President Trump meets with Aya Hijazi at the White House on April 21, after she was freed from nearly three years of detention in Egypt. (Susan Walsh/Associated Press)
Deputy Editorial Page Editor

Donald Trump has made it clear enough that he has no interest in pursuing the traditional U.S. human rights strategy of pressuring foreign regimes, including U.S. allies, to release political prisoners, stop torture or allow free elections. But what about an America First campaign to deter other governments from mistreating or unjustly imprisoning U.S. citizens — in some cases, simply because they are Americans?

A bit haphazardly, the Trump administration has already made a start at such a policy. If it wants to build on it, there is plenty of opportunity.

The start includes Aya Hijazi, a 30-year-old Egyptian American who was freed in late April after Trump raised her case with strongman Abdel Fatah al-Sissi. Hijazi and her husband had been imprisoned for nearly three years on bogus child abuse charges; they had established a nonprofit to help Cairo’s street children, thus drawing the attention of a security apparatus that targets all civil society groups with American connections.

Releasing Hijazi was an easy way for Sissi to pander to Trump without altering the most repressive regime in Egypt’s modern history. Trump, in turn, was foolish to embrace the dictator, who is slowly driving his country over a cliff.

Still, Hijazi was freed. So was the family of Xie Yang, a courageous Chinese lawyer who released a damning account of how he was tortured after his 2015 arrest. When his wife and children fled to Thailand, Chinese agents tracked them down and had them arrested. They were on the verge of being forcibly returned to Beijing when U.S. diplomats spirited them out the back door of a local jail, according to a report by the Associated Press. Xie’s wife, Chen Giuqiu, and her two daughters — one of whom is a U.S. citizen — arrived in Texas in March.

As The Post’s Simon Denyer reported, they are not the only prisoners the administration has sprung from China. In April, American business executive Phan Phan-Gillis was deported two years after being arrested on spying charges. Secretary of State Rex Tillerson reportedly raised her case during his first visit to Beijing.

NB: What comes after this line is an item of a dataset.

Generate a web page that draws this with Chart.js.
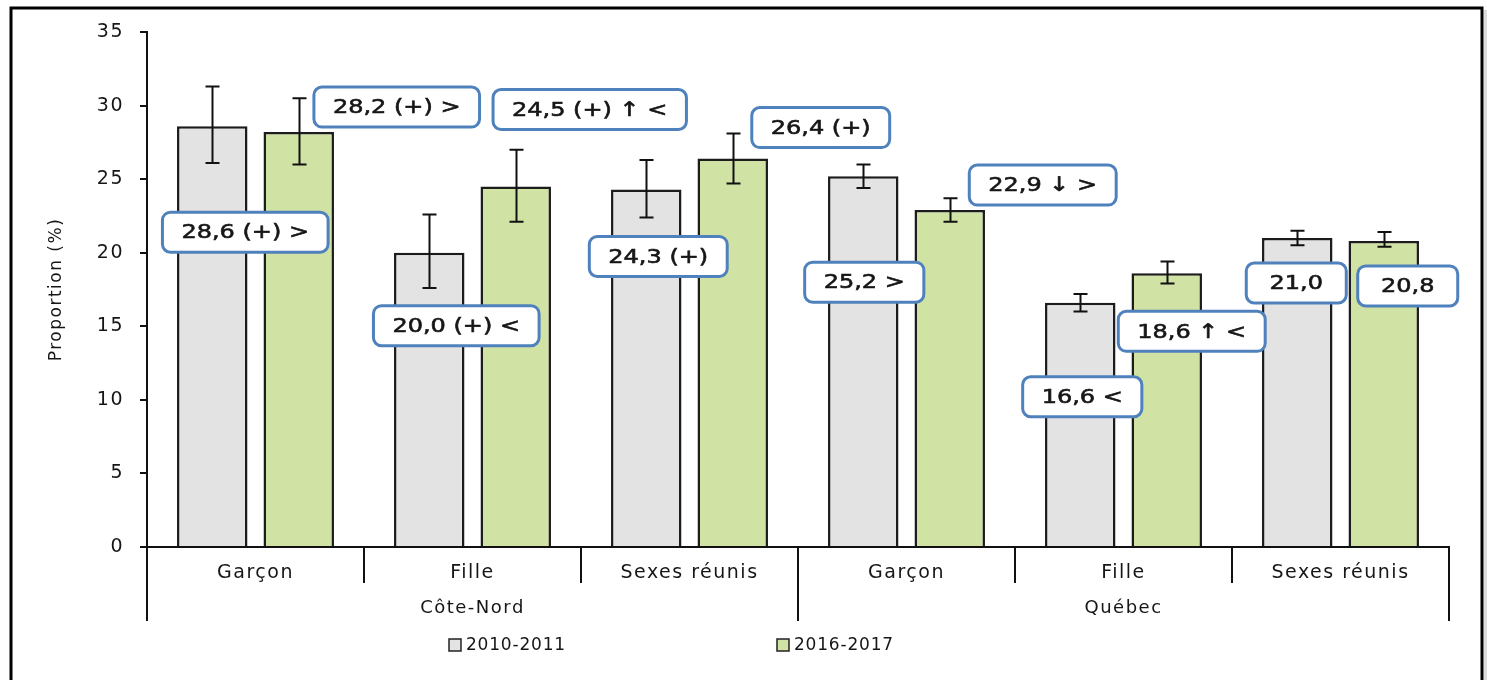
<!DOCTYPE html>
<html>
<head>
<meta charset="utf-8">
<script src="https://cdn.jsdelivr.net/npm/chart.js@4/dist/chart.umd.min.js"></script>
<style>
  html, body { margin: 0; padding: 0; background: #fff; overflow: hidden; }
  #wrap { width: 1487px; height: 680px; }
  canvas { display: block; }
</style>
</head>
<body>
<div id="wrap"><canvas id="chart" width="1487" height="680"></canvas></div>
<script>
// Regions and sub-groups on the horizontal axis
const regions = ['Côte-Nord', 'Québec'];
const categories = ['Garçon', 'Fille', 'Sexes réunis', 'Garçon', 'Fille', 'Sexes réunis'];
const periods = ['2010-2011', '2016-2017'];

// Proportions (%)
const values2010 = [28.6, 20.0, 24.3, 25.2, 16.6, 21.0];
const values2016 = [28.2, 24.5, 26.4, 22.9, 18.6, 20.8];

// 95% confidence intervals
const ciLow2010  = [26.1, 17.6, 22.4, 24.4, 16.0, 20.5];
const ciHigh2010 = [31.3, 22.6, 26.3, 26.0, 17.2, 21.5];
const ciLow2016  = [26.0, 22.1, 24.7, 22.1, 17.9, 20.4];
const ciHigh2016 = [30.5, 27.0, 28.1, 23.7, 19.4, 21.4];

// Significance marks appended after each value
const notes2010 = [' (+) >', ' (+) <', ' (+)', ' >', ' <', ''];
const notes2016 = [' (+) >', ' (+) ↑ <', ' (+)', ' ↓ >', ' ↑ <', ''];

// Y axis ticks
const yMin = 0, yMax = 35, yStep = 5;

// Placement of each value callout, relative to the top centre of its bar (px)
const calloutShift2010 = [[33, 106], [27, 73], [12, 67], [1, 106], [2, 94], [-1, 45]];
const calloutShift2016 = [[98, -25], [74, -77], [88, -31], [93, -25], [25, 58], [24, 45]];

const FONT = '"DejaVu Sans", sans-serif';
const INK = '#161616';

const ciLow = [ciLow2010, ciLow2016];
const ciHigh = [ciHigh2010, ciHigh2016];
const notes = [notes2010, notes2016];
const shifts = [calloutShift2010, calloutShift2016];

function fmt(v) { return v.toFixed(1).replace('.', ','); }

// Background, letter spacing and outer frame
const framePlugin = {
  id: 'frame',
  beforeDraw(chart) {
    const ctx = chart.ctx;
    ctx.save();
    ctx.fillStyle = '#ffffff';
    ctx.fillRect(0, 0, chart.width, chart.height);
    ctx.restore();
    ctx.letterSpacing = '1.5px';
  },
  afterDraw(chart) {
    const ctx = chart.ctx;
    ctx.save();
    ctx.strokeStyle = '#dcdcdc';
    ctx.lineWidth = 3;
    ctx.beginPath(); ctx.moveTo(1485.5, 10); ctx.lineTo(1485.5, 700); ctx.stroke();
    ctx.strokeStyle = '#000';
    ctx.lineWidth = 3;
    ctx.strokeRect(11, 8, 1471, 720);
    ctx.restore();
  }
};

// Confidence interval whiskers and value callouts
const annotatePlugin = {
  id: 'annotate',
  afterDatasetsDraw(chart) {
    const ctx = chart.ctx;
    const y = chart.scales.y;
    ctx.save();
    ctx.letterSpacing = '0px';
    // whiskers
    ctx.strokeStyle = '#111';
    ctx.lineWidth = 2;
    chart.data.datasets.forEach((ds, d) => {
      const meta = chart.getDatasetMeta(d);
      meta.data.forEach((bar, j) => {
        const x = Math.round(bar.x) + 0.5;
        const yl = y.getPixelForValue(ciLow[d][j]);
        const yh = y.getPixelForValue(ciHigh[d][j]);
        ctx.beginPath();
        ctx.moveTo(x, yl); ctx.lineTo(x, yh);
        ctx.moveTo(x - 7, yl); ctx.lineTo(x + 7, yl);
        ctx.moveTo(x - 7, yh); ctx.lineTo(x + 7, yh);
        ctx.stroke();
      });
    });
    // callouts
    chart.data.datasets.forEach((ds, d) => {
      const meta = chart.getDatasetMeta(d);
      meta.data.forEach((bar, j) => {
        const text = fmt(ds.data[j]) + notes[d][j];
        const cx = bar.x + shifts[d][j][0];
        const cy = y.getPixelForValue(ds.data[j]) + shifts[d][j][1];
        ctx.font = '20px ' + FONT;
        const sx = 1.2;
        const tw = ctx.measureText(text).width * sx;
        const w = Math.max(tw + 38, 100), h = 40;
        ctx.beginPath();
        ctx.roundRect(cx - w / 2, cy - h / 2, w, h, 8);
        ctx.fillStyle = '#ffffff';
        ctx.fill();
        ctx.lineWidth = 3;
        ctx.strokeStyle = '#4f81bd';
        ctx.stroke();
        ctx.save();
        ctx.translate(cx, cy);
        ctx.scale(sx, 1);
        ctx.fillStyle = INK;
        ctx.strokeStyle = INK;
        ctx.lineWidth = 0.6;
        ctx.textAlign = 'center';
        ctx.textBaseline = 'middle';
        ctx.fillText(text, 0, 1);
        ctx.strokeText(text, 0, 1);
        ctx.restore();
      });
    });
    ctx.restore();
  }
};

// Legend under the axis titles
const legendPlugin = {
  id: 'periodLegend',
  afterDraw(chart) {
    const ctx = chart.ctx;
    const area = chart.chartArea;
    ctx.save();
    ctx.letterSpacing = '0.8px';
    ctx.font = '17px ' + FONT;
    ctx.textBaseline = 'middle';
    ctx.textAlign = 'left';
    const cy = 645;
    chart.data.datasets.forEach((ds, d) => {
      const x0 = area.left + 302 + d * 328;
      ctx.fillStyle = ds.backgroundColor;
      ctx.fillRect(x0, cy - 6, 12, 12);
      ctx.strokeStyle = '#222';
      ctx.lineWidth = 1.5;
      ctx.strokeRect(x0, cy - 6, 12, 12);
      ctx.fillStyle = INK;
      ctx.fillText(ds.label, x0 + 17, cy + 1);
    });
    ctx.restore();
  }
};

new Chart(document.getElementById('chart'), {
  type: 'bar',
  data: {
    labels: categories,
    datasets: [
      {
        label: periods[0],
        data: values2010,
        backgroundColor: '#e3e3e3',
        borderColor: '#1c1c1c',
        borderWidth: 2.5
      },
      {
        label: periods[1],
        data: values2016,
        backgroundColor: '#d1e2a5',
        borderColor: '#1c1c1c',
        borderWidth: 2.5
      }
    ]
  },
  options: {
    responsive: false,
    devicePixelRatio: 1,
    animation: false,
    categoryPercentage: 0.797,
    barPercentage: 0.815,
    layout: { padding: { top: 32, right: 38, bottom: 57, left: 0 } },
    plugins: {
      legend: { display: false },
      tooltip: { enabled: false }
    },
    scales: {
      x: {
        weight: 0,
        offset: true,
        grid: {
          offset: true,
          drawOnChartArea: false,
          drawTicks: true,
          tickLength: 36,
          color: '#111',
          lineWidth: 2
        },
        border: { display: true, color: '#111', width: 2 },
        ticks: {
          color: INK,
          font: { family: FONT, size: 19 },
          padding: -21.5,
          maxRotation: 0,
          autoSkip: false
        },
        afterFit(scale) { scale.height = 36; }
      },
      x2: {
        type: 'category',
        labels: regions,
        position: 'bottom',
        weight: 1,
        offset: true,
        grid: {
          offset: true,
          drawOnChartArea: false,
          drawTicks: true,
          tickLength: 38,
          color: '#111',
          lineWidth: 2
        },
        border: { display: false },
        ticks: {
          color: INK,
          font: { family: FONT, size: 18 },
          padding: -23,
          maxRotation: 0,
          autoSkip: false
        },
        afterFit(scale) { scale.height = 40; }
      },
      y: {
        min: yMin,
        max: yMax,
        grid: {
          drawOnChartArea: false,
          drawTicks: true,
          tickLength: 7,
          color: '#111',
          lineWidth: 2
        },
        border: { display: true, color: '#111', width: 2 },
        ticks: {
          stepSize: yStep,
          color: INK,
          font: { family: FONT, size: 19 },
          padding: 16
        },
        title: {
          display: true,
          text: 'Proportion (%)',
          color: INK,
          font: { family: FONT, size: 17 },
          padding: { top: 46, bottom: 0 }
        },
        afterFit(scale) { scale.width = 147; }
      }
    }
  },
  plugins: [framePlugin, annotatePlugin, legendPlugin]
});
</script>
</body>
</html>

If Trump chooses to make such cases a priority, there are plenty more out there. North Korea is now holding four Americans, including University of Virginia student Otto Warmbier. Iran has at least four, including businessman Siamak Namazi and his 80-year-old father, Baquer, who was jailed when he traveled to Tehran in an attempt to free his son. Venezuela keeps Joshua Holt, who was arrested on bogus weapons charges after he traveled to Caracas to marry a Venezuelan. And at least three more Americans are among the 40,000-plus political prisoners imprisoned by the Sissi regime.

The abuse of Americans abroad is in part the inevitable result of a nation of immigrants and the resulting ubiquity around the world of U.S. passport holders. But it’s probably been encouraged by the failure of the past several administrations to take it seriously enough.

President Barack Obama, like a couple of presidents before him, preferred to downplay cases where U.S. citizens were held. For more than a year the State Department would not say anything in public about the Hijazi case. When Post reporter Jason Rezaian was arrested in Iran, Obama declined to connect his jailing to the ongoing nuclear negotiations. Rezaian and several other Americans were finally released only after the administration agreed to a prisoner swap.

Obama did manage to free an Egyptian American, Mohamed Soltan. But that took a year, and the administration eschewed some of the tough measures recommended by State Department human rights staff, such as expelling Egyptian military attaches in Washington if a deadline for Soltan’s release was not met.

“I’ve always felt we should be more militant about getting unjustly detained Americans out of prison,” said Tom Malinowski, the former State Department assistant secretary in charge of human rights during the Obama years. Malinowski defends Obama’s record of advocating for imprisoned Americans, but said, “I think if we were willing to signal in several such cases that we are prepared to go to war for our people, fewer countries would mess with Americans in the future and quick, quiet diplomatic solutions would become easier when they do.”

Of course, Malinowski does not mean actual war, but tough steps such as expelling envoys and holding up aid payments. Neither he nor other human rights advocates see it as a substitute for a global policy. The Hijazi release is not going to change the disastrous situation in Egypt or the threat it poses to vital U.S. interests.

Still, Trump has an opportunity to carve out a role as a fierce defender of Americans abroad, distinguish himself from past presidents and score a few relatively easy wins. If he seizes it, even those of us who despise his values-free foreign policy will have to give him some credit.